In the states, there’s a degree of mystery surrounding the process of ibogaine. This state of affairs is hardly an accident. Most scientists at R1 schools (especially those with a research budget to lose) are uncomfortable speaking publicly about the treatment because to do so is to league oneself with the black sheep of the American scientific community—psychedelic researchers, a culture still stained by the legacy of Timothy Leary’s decades-long LSD boosterism. Even tenured researchers express a certain skittishness when the subject arises. Organizations such as the Multidisciplinary Association for Psychedelic Studies (MAPS) seek to mend this division within the medical community, so far without much luck.
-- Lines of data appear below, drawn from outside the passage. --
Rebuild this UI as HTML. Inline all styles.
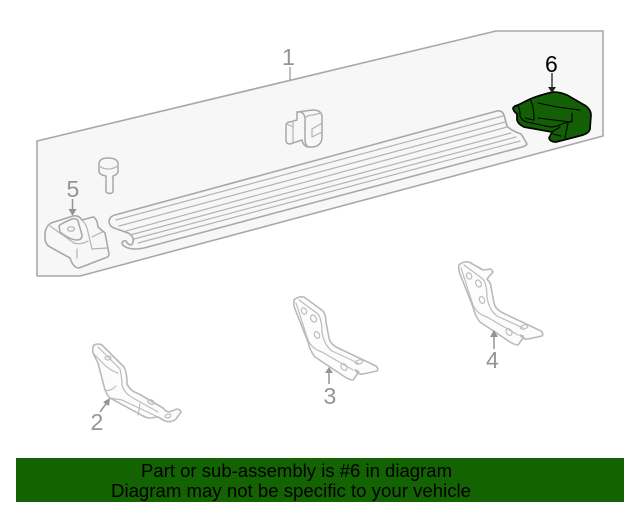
<!DOCTYPE html>
<html>
<head>
<meta charset="utf-8">
<style>
html,body{margin:0;padding:0;background:#fff;width:640px;height:512px;overflow:hidden}
svg{display:block}
text{font-family:"Liberation Sans",sans-serif}
.g{fill:none;stroke:#a8a8a8;stroke-width:1.5;stroke-linejoin:round;stroke-linecap:round}
.l{fill:none;stroke:#b4b4b4;stroke-width:1.2;stroke-linejoin:round;stroke-linecap:round}
.f{fill:#f7f7f7;stroke:#a8a8a8;stroke-width:1.6;stroke-linejoin:round}
.b{fill:#fcfcfc;stroke:#bababa;stroke-width:1.6;stroke-linejoin:round}
.m{fill:none;stroke:#bdbdbd;stroke-width:1.2;stroke-linejoin:round;stroke-linecap:round}
.n{font-size:23px;fill:#949494}
.k{fill:none;stroke:#000;stroke-width:1.1;stroke-linejoin:round;stroke-linecap:round}
</style>
</head>
<body>
<svg width="640" height="512" viewBox="0 0 640 512" xmlns="http://www.w3.org/2000/svg">
<!-- plate -->
<path class="f" d="M37 141 L496 31 L603 31 L603 136 L80 276 L37 276 Z"/>

<!-- step -->
<path class="f" d="M115 215 L497 111 Q502 110 504 115 L507 126 Q510 130 521 134 L523 137 L527 144 Q526 146 522 147 L144 248 Q134 250 128 248 Q122 246 122 243 Q123 240 126 241 Q128 245 131 245 Q134 243 133 238 Q131 234 128 233 L114 228 Q109 226 109 221 Q110 216 115 215 Z"/>
<path class="l" d="M116 220 L503 116 M119 226 L505 122 M126 231 L507 127 M130 235 L511 133 M134 239 L516 137 M138 243 L520 141"/>

<!-- clip -->
<path class="g" d="M297 112 L313 110 Q321 110 322 116 L322 138 Q321 146 313 147 L308 147 Q303 146 302 140 L290 144 Q286 144 286 140 L286 126 Q286 122 290 122 L297 120 Z"/>
<path class="g" d="M297 112 Q304 111 305 118 L305 140 Q305 146 309 147"/>
<path class="l" d="M305 118 Q308 115 313 115 L321 113 M322 123 L312 129 L312 137 L322 132 M293 121 L293 143 M287 124 L293 127"/>

<!-- bolt -->
<path class="g" d="M99 163 Q100 158 108 158 Q117 158 118 163 L118 172 Q117 175 113 176 L113 192 Q110 195 106 192 L106 176 Q100 175 99 172 Z"/>
<path class="l" d="M99 166 Q108 172 118 166"/>

<!-- part 5 -->
<path class="f" d="M45 233 Q46 226 51 223 L73 216 Q79 215 82 220 L93 217 Q97 218 98 227 L105 233 L109 254 Q109 257 105 258 L79 268 Q75 268 72 263 L70 258 L50 247 Q45 244 45 238 Z"/>
<path class="g" d="M59 226 Q60 224 72 219 Q77 218 78 221 L82 235 Q82 240 77 240 Q70 240 60 232 Z"/>
<ellipse class="l" cx="71" cy="229" rx="3.5" ry="2.2"/>
<path class="l" d="M50 226 L74 243 Q82 245 88 241 M82 220 Q87 225 88 232 L92 249 L107 248 M92 237 L102 232 M77 249 L77 258"/>

<!-- bracket 2 -->
<path class="b" d="M94 345 Q98 343 102 345 L124 367 Q127 372 127 384 Q130 391 139 394 L163 408 Q166 412 169 412 L177 409 Q181 410 181 412 L176 419 Q171 423 165 421 L158 417 L150 418 Q147 418 145 417 L110 398 Q107 395 105 390 L98 363 L93 353 Q92 348 94 345 Z"/>
<path class="m" d="M98 347 L120 369 Q122 378 122 385 Q124 393 133 398 L158 412 M93 353 L98 358 Q108 370 118 373 M105 390 Q110 392 116 386 M110 398 L122 400 L158 417 M140 404 L138 415"/>
<ellipse class="m" cx="108" cy="358" rx="3" ry="2"/>
<ellipse class="m" cx="151" cy="402" rx="3.5" ry="2" transform="rotate(25 151 402)"/>
<ellipse class="m" cx="168" cy="416" rx="3" ry="1.8" transform="rotate(-15 168 416)"/>

<!-- bracket 3 -->
<g>
<path class="b" d="M294 300 Q298 296 304 297 L323 311 Q326 315 326 322 L329 338 Q330 344 338 348 L376 366 Q379 369 377 371 L363 374 Q359 375 358 371 L355 370 L358 373 L353 380 Q350 380 345 377 L330 367 L315 357 Q310 351 308 342 L295 309 Q293 304 294 300 Z"/>
<path class="m" d="M299 300 L318 314 Q322 320 322 332 Q324 345 332 351 L358 363 M296 303 L308 340 Q312 349 322 352 L353 370"/>
<ellipse class="m" cx="304" cy="311" rx="2.5" ry="3.3" transform="rotate(-30 304 311)"/>
<ellipse class="m" cx="313.500" cy="318.500" rx="2.700" ry="3.700" transform="rotate(-30 313.500 318.500)"/>
<ellipse class="m" cx="317" cy="335" rx="2.500" ry="3.500" transform="rotate(-25 317 335)"/>
<ellipse class="m" cx="344" cy="367" rx="2.700" ry="3.700" transform="rotate(-35 344 367)"/>
<ellipse class="m" cx="359" cy="362" rx="3.800" ry="2" transform="rotate(-15 359 362)"/>
</g>

<!-- bracket 4 -->
<g transform="translate(165 -35)">
<path class="b" d="M294 300 Q298 296 304 297 L318 305 L326 304 L328 307 L322 314 Q326 318 326 322 L329 338 Q330 344 338 348 L376 366 Q379 369 377 371 L363 374 Q359 375 358 371 L355 370 L358 373 L353 380 Q350 380 345 377 L330 367 L315 357 Q310 351 308 342 L295 309 Q293 304 294 300 Z"/>
<path class="m" d="M299 300 L318 314 Q322 320 322 332 Q324 345 332 351 L358 363 M296 303 L308 340 Q312 349 322 352 L353 370"/>
<ellipse class="m" cx="304" cy="311" rx="2.5" ry="3.3" transform="rotate(-30 304 311)"/>
<ellipse class="m" cx="313.500" cy="318.500" rx="2.700" ry="3.700" transform="rotate(-30 313.500 318.500)"/>
<ellipse class="m" cx="317" cy="335" rx="2.500" ry="3.500" transform="rotate(-25 317 335)"/>
<ellipse class="m" cx="344" cy="367" rx="2.700" ry="3.700" transform="rotate(-35 344 367)"/>
<ellipse class="m" cx="359" cy="362" rx="3.800" ry="2" transform="rotate(-15 359 362)"/>
</g>

<!-- part 6 green -->
<path d="M513 108 Q514 106 518 105 L530 99 Q540 95 553 92 Q560 92 567 95 L586 106 Q591 110 591 115 L590 129 Q589 133 583 135 L556 142 Q550 142 549 138 L552 132 L524 127 Q518 124 517 120 L517 114 Q513 111 513 108 Z" fill="#135f05" stroke="#000" stroke-width="1.7" stroke-linejoin="round"/>
<path class="k" d="M518 106 Q520 108 520 116 Q522 121 527 122 L550 127 Q556 127 562 124 L572 121 M525 118 L533 120 M530 99 Q534 106 534 120 M538 118 L570 122 M538 103 L557 107 L580 110 M572 113 L572 122 M568 123 L565 138 M552 132 L560 127 M553 134 L561 136"/>

<!-- leaders and labels -->
<text class="n" x="282" y="65">1</text>
<path d="M290 67 L290 80" stroke="#a8a8a8" stroke-width="1.5" fill="none"/>

<text x="545" y="72" font-size="23" fill="#000">6</text>
<path d="M552 73 L552 88" stroke="#222" stroke-width="1.3" fill="none"/>
<path d="M548 87 L556 87 L552 93 Z" fill="#222"/>

<text class="n" x="66.500" y="197">5</text>
<path d="M72.500 199 L72.500 211" stroke="#949494" stroke-width="1.5" fill="none"/>
<path d="M68.500 209 L76.500 209 L72.500 216 Z" fill="#949494"/>

<text class="n" x="90.500" y="430">2</text>
<path d="M100 412 L108 401" stroke="#949494" stroke-width="1.5" fill="none"/>
<path d="M103 402 L110 398 L109 406 Z" fill="#949494"/>

<text class="n" x="323.500" y="404">3</text>
<path d="M329 384 L329 371" stroke="#949494" stroke-width="1.5" fill="none"/>
<path d="M325 373 L333 373 L329 367 Z" fill="#949494"/>

<text class="n" x="486" y="368">4</text>
<path d="M494 349 L494 335" stroke="#949494" stroke-width="1.5" fill="none"/>
<path d="M490 337 L498 337 L494 330 Z" fill="#949494"/>

<!-- banner -->
<rect x="16" y="458" width="608" height="44" fill="#136303"/>
<text x="141" y="477" font-size="18" fill="#000" textLength="311" lengthAdjust="spacingAndGlyphs">Part or sub-assembly is #6 in diagram</text>
<text x="111" y="497" font-size="18" fill="#000" textLength="360" lengthAdjust="spacingAndGlyphs">Diagram may not be specific to your vehicle</text>
</svg>
</body>
</html>
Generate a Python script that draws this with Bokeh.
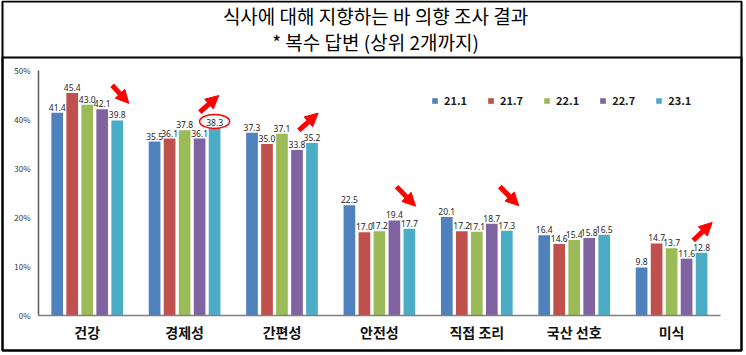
from bokeh.plotting import figure
from bokeh.models import (ColumnDataSource, Range1d, Legend, LegendItem, LinearAxis,
                          Arrow, NormalHead, BoxAnnotation, Label, FixedTicker,
                          PrintfTickFormatter)
from bokeh.transform import dodge
from bokeh.core.properties import value
from bokeh.embed import file_html
from bokeh.resources import INLINE

# ---------------- data ----------------
categories = ["건강", "경제성", "간편성", "안전성", "직접 조리", "국산 선호", "미식"]
series_names = ["21.1", "21.7", "22.1", "22.7", "23.1"]
v_21_1 = [41.4, 35.5, 37.3, 22.5, 20.1, 16.4, 9.8]
v_21_7 = [45.4, 36.1, 35.0, 17.0, 17.2, 14.6, 14.7]
v_22_1 = [43.0, 37.8, 37.1, 17.2, 17.1, 15.4, 13.7]
v_22_7 = [42.1, 36.1, 33.8, 19.4, 18.7, 15.8, 11.6]
v_23_1 = [39.8, 38.3, 35.2, 17.7, 17.3, 16.5, 12.8]
y_ticks = [0, 10, 20, 30, 40, 50]
title_line1 = "식사에 대해 지향하는 바 의향 조사 결과"
title_line2 = "* 복수 답변 (상위 2개까지)"

series_values = [v_21_1, v_21_7, v_22_1, v_22_7, v_23_1]

# ---------------- styles ----------------
colors = ["#4F81BD", "#C0504D", "#9BBB59", "#8064A2", "#4BACC6"]
step = 0.154
bar_w = 0.12
offsets = [(i - 2) * step for i in range(5)]
FONT = "Noto Sans CJK KR"
W, H = 746, 355
X0_PX, Y0_PX = 38, 315          # pixel position of the plot origin (0 %, first category edge)
PX_PER_CAT, PX_PER_PCT = 97.4, 4.9

cat_pos = [k + 0.5 for k in range(len(categories))]
data = dict(cat=categories, xc=cat_pos)
for i, vals in enumerate(series_values):
    data[f"s{i}"] = vals
    data[f"t{i}"] = [f"{v:.1f}" for v in vals]
src = ColumnDataSource(data)

x_range = Range1d(-X0_PX / PX_PER_CAT, (W - X0_PX) / PX_PER_CAT)
y_range = Range1d(-(H - Y0_PX) / PX_PER_PCT, Y0_PX / PX_PER_PCT)

p = figure(width=W, height=H, x_range=x_range, y_range=y_range,
           output_backend="svg", toolbar_location=None,
           x_axis_location=None, y_axis_location=None,
           min_border=0, min_border_left=0, min_border_right=0,
           min_border_top=0, min_border_bottom=0)
p.outline_line_color = None
p.xgrid.visible = False
p.ygrid.visible = False
p.background_fill_color = "white"
p.border_fill_color = "white"

renderers = []
for i in range(5):
    r = p.vbar(x=dodge("xc", offsets[i]), top=f"s{i}", width=bar_w,
               source=src, fill_color=colors[i], line_color=None)
    renderers.append(r)
    p.text(x=dodge("xc", offsets[i]), y=f"s{i}", text=f"t{i}",
           source=src, text_align="center", text_baseline="bottom", y_offset=-2,
           text_font=value("Noto Sans"), text_font_size="8.5px", text_color="#262626")

# axes (drawn at the data origin)
yax = LinearAxis(fixed_location=0, ticker=FixedTicker(ticks=y_ticks),
                 formatter=PrintfTickFormatter(format="%d%%"), bounds=(0, 50))
yax.major_tick_line_color = None
yax.minor_tick_line_color = None
yax.major_tick_out = 0
yax.major_tick_in = 0
yax.major_label_standoff = 8
yax.major_label_text_font = FONT
yax.major_label_text_font_size = "8px"
yax.major_label_text_color = "#333333"
yax.axis_line_color = "#595959"
yax.axis_line_width = 1.5
p.add_layout(yax, "left")

xax = LinearAxis(fixed_location=0, ticker=FixedTicker(ticks=cat_pos),
                 major_label_overrides={x: c for x, c in zip(cat_pos, categories)},
                 bounds=(0, len(categories)))
xax.major_tick_line_color = None
xax.minor_tick_line_color = None
xax.major_tick_out = 0
xax.major_tick_in = 0
xax.major_label_standoff = 6
xax.major_label_text_font = FONT
xax.major_label_text_font_size = "14px"
xax.major_label_text_font_style = "bold"
xax.major_label_text_color = "#111111"
xax.axis_line_color = "#7f7f7f"
xax.axis_line_width = 1.5
p.add_layout(xax, "below")

# legend
legend = Legend(items=[LegendItem(label=n, renderers=[r]) for n, r in zip(series_names, renderers)],
                orientation="horizontal", location=(393 + X0_PX, 207 + (H - Y0_PX)),
                padding=0, margin=0,
                spacing=20, glyph_width=7, glyph_height=7, label_height=7,
                label_standoff=6, border_line_color=None, background_fill_alpha=0,
                label_text_font=FONT, label_text_font_size="11px",
                label_text_font_style="bold", label_text_color="#1a1a1a")
p.add_layout(legend)

# highlight ellipse around one label (경제성, 23.1)
hi_cat, hi_ser = 1, 4
p.ellipse(x=[cat_pos[hi_cat] + offsets[hi_ser]], y=[series_values[hi_ser][hi_cat] + 1.3],
          width=30, height=14, width_units="screen", height_units="screen",
          fill_color=None, line_color="red", line_width=1.5)

# red trend arrows (annotations)
arrows = ColumnDataSource(dict(
    x0=[0.756, 1.656, 2.673, 3.676, 4.736, 6.722],
    y0=[47.0, 41.5, 37.8, 26.3, 26.3, 15.3],
    x1=[0.927, 1.851, 2.871, 3.871, 4.931, 6.917],
    y1=[43.3, 44.9, 41.3, 22.3, 22.4, 19.0],
))
p.add_layout(Arrow(x_start="x0", y_start="y0", x_end="x1", y_end="y1", source=arrows,
                   line_color="red", line_width=5,
                   end=NormalHead(size=13, fill_color="red", line_color="red")))

# header & frame (screen units, origin at bottom-left of the canvas)
for lab, yy in [(title_line1, H - 15), (title_line2, H - 41)]:
    p.add_layout(Label(x=W / 2 + 2, y=yy, x_units="screen", y_units="screen", text=lab,
                       text_align="center", text_baseline="middle",
                       text_font=FONT, text_font_size="19px", text_color="black"))
for top in (H - 1, H - 57):
    p.add_layout(BoxAnnotation(left=2, right=741, top=top, bottom=H - 350,
                               left_units="screen", right_units="screen",
                               top_units="screen", bottom_units="screen",
                               fill_color=None, line_color="black", line_width=2,
                               line_alpha=1))

open("out.html", "w").write(file_html(p, INLINE))
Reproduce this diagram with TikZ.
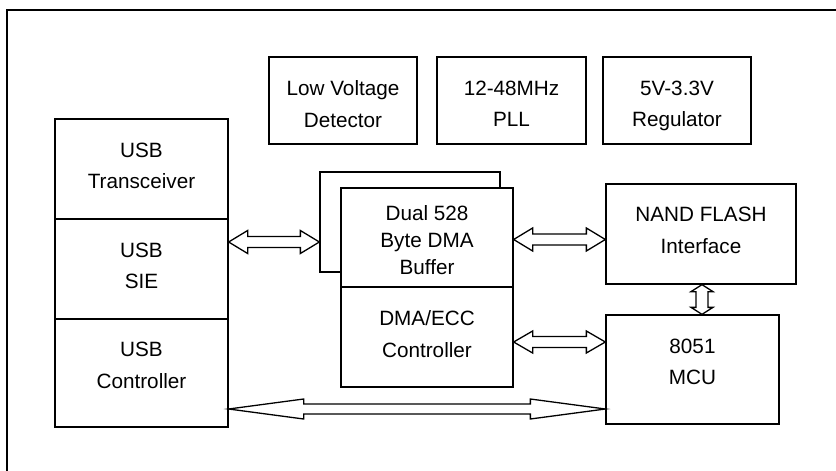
\documentclass[tikz,border=0pt]{standalone}
\usepackage{fontspec}
\setmainfont{Liberation Sans}
\usetikzlibrary{calc}
\newcommand\hollowarrow[5]{%
  \draw[arrowbody] (#1)
    -- ($(#1)!#3!(#2)!#4!90:(#2)$) -- ($(#1)!#3!(#2)!#5!90:(#2)$)
    -- ($(#2)!#3!(#1)!#5!-90:(#1)$) -- ($(#2)!#3!(#1)!#4!-90:(#1)$)
    -- (#2)
    -- ($(#2)!#3!(#1)!#4!90:(#1)$) -- ($(#2)!#3!(#1)!#5!90:(#1)$)
    -- ($(#1)!#3!(#2)!#5!-90:(#2)$) -- ($(#1)!#3!(#2)!#4!-90:(#2)$)
    -- cycle;}
\begin{document}
\begin{tikzpicture}[x=1pt,y=-1pt,
  box/.style={draw,line width=1.3pt,fill=white,inner sep=0pt},
  txt/.style={anchor=north,inner sep=0pt,align=center,font=\fontsize{20.7}{31.5}\selectfont},
  txtb/.style={txt,font=\fontsize{20.7}{27}\selectfont},
  arrowbody/.style={draw,line width=1.3pt,fill=white,line join=miter}]
\useasboundingbox (0,0) rectangle (836,471);
\draw[line width=1.3pt] (7,471) -- (7,10) -- (836,10);
% top row
\node[box,minimum width=148pt,minimum height=87pt] (lvd) at (343,100.5) {};
\node[box,minimum width=149pt,minimum height=87pt] (pll) at (511.5,100.5) {};
\node[box,minimum width=148pt,minimum height=87pt] (reg) at (677,100.5) {};
\node[txt] (lvdt) at (343,80.7) {Low Voltage\\Detector};
\node[txt] (pllt) at (511.5,80.7) {12-48MHz\\PLL};
\node[txt] (regt) at (677,80.7) {5V-3.3V\\Regulator};
% USB column
\node[box,minimum width=173pt,minimum height=100pt] (usbt) at (141.5,169) {};
\node[box,minimum width=173pt,minimum height=100pt] (usbs) at (141.5,269) {};
\node[box,minimum width=173pt,minimum height=108pt] (usbc) at (141.5,373) {};
\node[txt] (usbtt) at (141.5,142.7) {USB\\Transceiver};
\node[txt] (usbst) at (141.5,242.7) {USB\\SIE};
\node[txt] (usbct) at (141.5,342) {USB\\Controller};
% buffer
\node[box,minimum width=180pt,minimum height=100pt] (bufback) at (410,222) {};
\node[box,minimum width=172pt,minimum height=99pt] (buf) at (427,237.5) {};
\node[box,minimum width=172pt,minimum height=100pt] (dma) at (427,337) {};
\node[txtb] (buft) at (427,205.3) {Dual 528\\Byte DMA\\Buffer};
\node[txt] (dmat) at (427,310.7) {DMA/ECC\\Controller};
% right
\node[box,minimum width=190pt,minimum height=100pt] (nand) at (701,234) {};
\node[box,minimum width=173pt,minimum height=109pt] (mcu) at (692.5,369.5) {};
\node[txt] (nandt) at (701,207.3) {NAND FLASH\\Interface};
\node[txt] (mcut) at (692.5,338.7) {8051\\MCU};
% connectors
\coordinate (a1l) at (usbs.east |- 0,242);
\coordinate (a1r) at (bufback.west |- 0,242);
\coordinate (a2l) at (buf.east |- 0,239.5);
\coordinate (a2r) at (nand.west |- 0,239.5);
\coordinate (a3l) at (dma.east |- 0,342);
\coordinate (a3r) at (mcu.west |- 0,342);
\coordinate (a4t) at (702,0 |- nand.south);
\coordinate (a4b) at (702,0 |- mcu.north);
\coordinate (a5l) at (usbc.east |- 0,409);
\coordinate (a5r) at (mcu.west |- 0,409);
\hollowarrow{a1l}{a1r}{19pt}{11.5pt}{5.5pt}
\hollowarrow{a2l}{a2r}{19pt}{11.5pt}{5.5pt}
\hollowarrow{a3l}{a3r}{19pt}{11pt}{5.5pt}
\hollowarrow{a4t}{a4b}{7pt}{11pt}{6pt}
\hollowarrow{a5l}{a5r}{75pt}{10pt}{5pt}
\end{tikzpicture}
\end{document}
Rick Doblin, who earned a Ph.D. in public policy from Harvard’s Kennedy School and co-founded MAPS, has been a vocal proponent of psychedelic therapy since the mid-1980s and has helped produce recent MAPS studies on ibogaine’s promising curative applications in New Zealand and Mexico. Doblin also self-administered ibogaine in 1985 (video here) and tells me that “[ibogaine] remains one of the most important psychedelic experiences of my life, and one of the most important experiences of any kind. It has unique potential for helping people go through opiate withdrawal.” MORE

PHAWKER: We prefer to remember Mr. Hoffman not as they found him, a lapsed junkie who accidentally killed himself while self-medicating, but as he is in the final minutes of this 20-minute HD reel of outtakes from Paul Thomas Anderson’s masterpiece The Master — hands down Hoffman’s (and, for that matter, Joaquin Phoenix’s) greatest performance — smoking cigarettes with Joaquin and trying unsuccessfully, take after take, not to break up laughing as he utters the words from the script “I like Kools — the minty flavor.” Watching two masters of the artform at the complete and utter mercy of such a harmless and seemingly insignificant word — “minty” — you see their humanity shine through. Because watching someone laugh — not on a director’s cue or the behest of a script but genuinely, and like the rest of us, helplessly — is the closest you will ever get to glimpsing their soul. Goodnight Mr. Hoffman, wherever you are.